● Task goal
Everything in the listing except the pictures should be written out exactly.

● Material
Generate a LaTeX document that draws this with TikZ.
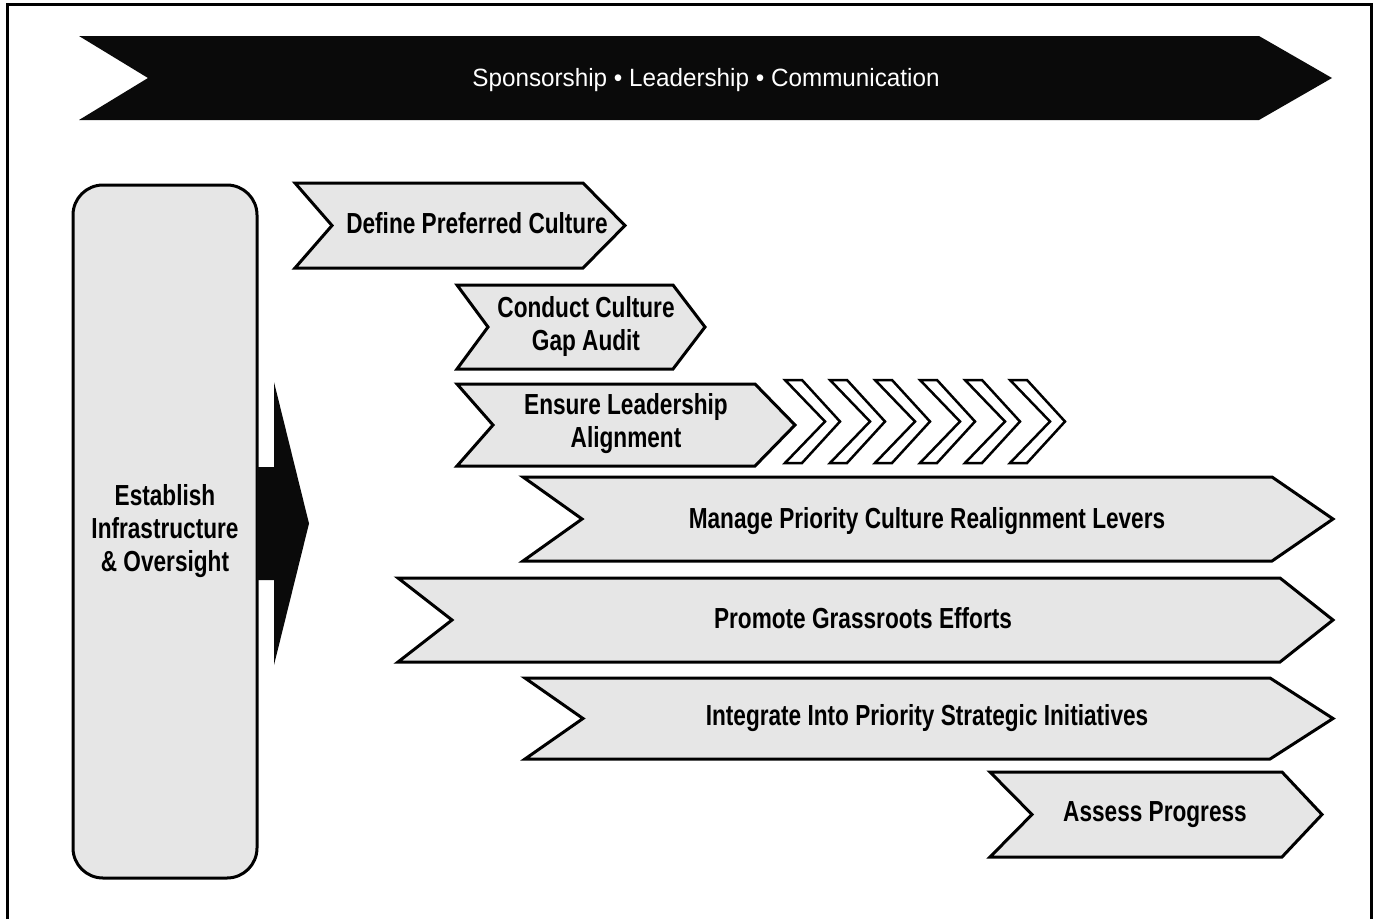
\documentclass[tikz,border=0pt]{standalone}
\usepackage{fontspec}
\setmainfont{Liberation Sans}
\newfontfamily\labfont[FakeStretch=0.78]{Liberation Sans}
\newfontfamily\banfont[FakeStretch=0.97]{Liberation Sans}
\definecolor{chevfill}{RGB}{230,230,230}
\definecolor{banblack}{RGB}{10,10,10}
\newcommand\mychev[6]{%
  \draw[chev] (#1,#2) -- (#5,#2) -- (#6,{(#2+#3)/2}) -- (#5,#3) -- (#1,#3) -- (#4,{(#2+#3)/2}) -- cycle;}
\newcommand\minichev[1]{%
  \draw[mini] (#1,380) -- ({#1+17},380) -- ({#1+55},421.5) -- ({#1+17},463) -- (#1,463) -- ({#1+40},421.5) -- cycle;}
\begin{document}
\begin{tikzpicture}[x=1pt,y=-1pt,
  chev/.style={draw=black, line width=3pt, fill=chevfill, line join=miter},
  mini/.style={draw=black, line width=2.5pt, fill=white, line join=miter},
  lab/.style={font=\labfont\bfseries\fontsize{29}{33}\selectfont, align=center, inner sep=0pt, text=black},
  ban/.style={font=\banfont\fontsize{25}{30}\selectfont, inner sep=0pt, text=white},
]
\useasboundingbox (0,0) rectangle (1379,919);
% frame
\draw[line width=3pt] (7,919) -- (7,4.5) -- (1371,4.5) -- (1371,919);
% banner
\fill[banblack] (79,36) -- (1259,36) -- (1332,78) -- (1259,120) -- (79,120) -- (148,78) -- cycle;
\node[ban, anchor=base] (banner) at (706,86) {Sponsorship \textbullet\ Leadership \textbullet\ Communication};
% left box
\node[draw=black, line width=3pt, fill=chevfill, rounded corners=30pt,
      minimum width=184pt, minimum height=693pt, lab] (est) at (165,531.5)
      {Establish\\Infrastructure\\\& Oversight};
% black arrow
\fill[banblack] (257,467) -- (274,467) -- (274,382) -- (309,523.5) -- (274,665) -- (274,580) -- (257,580) -- cycle;
% chevrons
\mychev{295}{183}{268}{332}{583}{625}
\node[lab, anchor=base] (define) at (477,233) {Define Preferred Culture};
\mychev{457}{285}{369}{488}{673}{705}
\node[lab] (conduct) at (586,326.5) {Conduct Culture\\Gap Audit};
\mychev{457}{384}{466}{493}{755}{795}
\node[lab] (ensure) at (626,424) {Ensure Leadership\\Alignment};
\foreach \i in {0,...,5}{\pgfmathsetmacro\xx{785+45*\i}\minichev{\xx}}
\mychev{523}{477}{561}{582}{1272}{1333}
\node[lab, anchor=base] (manage) at (927,528) {Manage Priority Culture Realignment Levers};
\mychev{398}{578}{662}{452}{1280}{1333}
\node[lab, anchor=base] (promote) at (863,628) {Promote Grassroots Efforts};
\mychev{525}{678}{759}{583}{1270}{1333}
\node[lab, anchor=base] (integrate) at (927,725) {Integrate Into Priority Strategic Initiatives};
\mychev{990}{772}{857}{1032}{1282}{1322}
\node[lab, anchor=base] (assess) at (1155,821) {Assess Progress};
\end{tikzpicture}
\end{document}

● Completed task
Generate a LaTeX document that draws this with TikZ.
\documentclass[tikz,border=0pt]{standalone}
\usepackage{fontspec}
\setmainfont{Liberation Sans}
\newfontfamily\labfont[FakeStretch=0.78]{Liberation Sans}
\newfontfamily\banfont[FakeStretch=0.97]{Liberation Sans}
\definecolor{chevfill}{RGB}{230,230,230}
\definecolor{banblack}{RGB}{10,10,10}
\newcommand\mychev[6]{%
  \draw[chev] (#1,#2) -- (#5,#2) -- (#6,{(#2+#3)/2}) -- (#5,#3) -- (#1,#3) -- (#4,{(#2+#3)/2}) -- cycle;}
\newcommand\minichev[1]{%
  \draw[mini] (#1,380) -- ({#1+17},380) -- ({#1+55},421.5) -- ({#1+17},463) -- (#1,463) -- ({#1+40},421.5) -- cycle;}
\begin{document}
\begin{tikzpicture}[x=1pt,y=-1pt,
  chev/.style={draw=black, line width=3pt, fill=chevfill, line join=miter},
  mini/.style={draw=black, line width=2.5pt, fill=white, line join=miter},
  lab/.style={font=\labfont\bfseries\fontsize{29}{33}\selectfont, align=center, inner sep=0pt, text=black},
  ban/.style={font=\banfont\fontsize{25}{30}\selectfont, inner sep=0pt, text=white},
]
\useasboundingbox (0,0) rectangle (1379,919);
% frame
\draw[line width=3pt] (7,919) -- (7,4.5) -- (1371,4.5) -- (1371,919);
% banner
\fill[banblack] (79,36) -- (1259,36) -- (1332,78) -- (1259,120) -- (79,120) -- (148,78) -- cycle;
\node[ban, anchor=base] (banner) at (706,86) {Sponsorship \textbullet\ Leadership \textbullet\ Communication};
% left box
\node[draw=black, line width=3pt, fill=chevfill, rounded corners=30pt,
      minimum width=184pt, minimum height=693pt, lab] (est) at (165,531.5)
      {Establish\\Infrastructure\\\& Oversight};
% black arrow
\fill[banblack] (257,467) -- (274,467) -- (274,382) -- (309,523.5) -- (274,665) -- (274,580) -- (257,580) -- cycle;
% chevrons
\mychev{295}{183}{268}{332}{583}{625}
\node[lab, anchor=base] (define) at (477,233) {Define Preferred Culture};
\mychev{457}{285}{369}{488}{673}{705}
\node[lab] (conduct) at (586,326.5) {Conduct Culture\\Gap Audit};
\mychev{457}{384}{466}{493}{755}{795}
\node[lab] (ensure) at (626,424) {Ensure Leadership\\Alignment};
\foreach \i in {0,...,5}{\pgfmathsetmacro\xx{785+45*\i}\minichev{\xx}}
\mychev{523}{477}{561}{582}{1272}{1333}
\node[lab, anchor=base] (manage) at (927,528) {Manage Priority Culture Realignment Levers};
\mychev{398}{578}{662}{452}{1280}{1333}
\node[lab, anchor=base] (promote) at (863,628) {Promote Grassroots Efforts};
\mychev{525}{678}{759}{583}{1270}{1333}
\node[lab, anchor=base] (integrate) at (927,725) {Integrate Into Priority Strategic Initiatives};
\mychev{990}{772}{857}{1032}{1282}{1322}
\node[lab, anchor=base] (assess) at (1155,821) {Assess Progress};
\end{tikzpicture}
\end{document}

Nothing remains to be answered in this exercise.